I recently met a mother who was so proud of her son’s 33 ACT score that she carried it around with her in her purse. She actually pulled it out to show me. Remember, the highest score you can get is 36, so this student was leading the pack. Still, his mother was concerned about him getting in to the best school possible even though he was only a junior. I said, “Job well done” and told her her son was in the driver’s seat when it comes to college choices and should be ready for “full ride” offers from some heavy-hitters.
I must admit this is a rare case. In most, students find themselves competing with others whose test scores and grades are average or above average. That means it is difficult to get those full ride scholarships. And it may be doubly hard if you are a non-traditional student. For these students, it is important to look at other scholarship opportunities, as you may need multiple scholarships to help pay for your education. Here are five places to search for partial scholarship dollars.
Credit unions all over the country offer scholarships to their members or children of their members. An essay or video essay is usually required. Check with your institution as soon as possible, as the deadlines are usually in January or February.
Places of Worship
Your individual church or place of worship may not offer scholarship dollars, but their national or international office may do so. Check with religious leaders or go online and look at their websites.

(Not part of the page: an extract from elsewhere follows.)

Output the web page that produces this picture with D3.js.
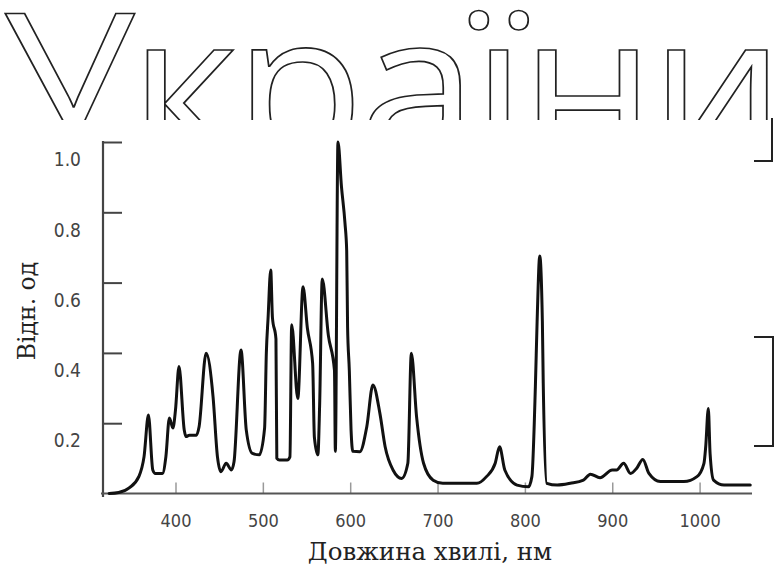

Many employers offer tuition reimbursement to their employees. First, though, you must make sure the school you plan to attend will defer payment until after you’ve completed the course and received your grade. In most cases, your employer will require you to have a “B” or better to be reimbursed for fees. If you meet this requirement and have a deferment you could eliminate an out-of-pocket expense. Keep in mind that employers usually have an annual limit, so this would pay for only a course or two.
Scholarship Clearing Houses
There are all sorts of websites that provide information on various scholarship opportunities. Create an account for several of them and check frequently. Run away from any that require membership.
If you already know what area of interest you would like to pursue, check out departments within the college or university to find out what scholarships are available. I know a young man who has a music scholarship that awards $2,000 per year. No, it won’t pay for all his tuition, but it definitely helps
If you are not at the top of the class, the reality is, you will have to scratch and scrape to find scholarships for which you are eligible. Take heart that it can be done. Just be sure to start your search now.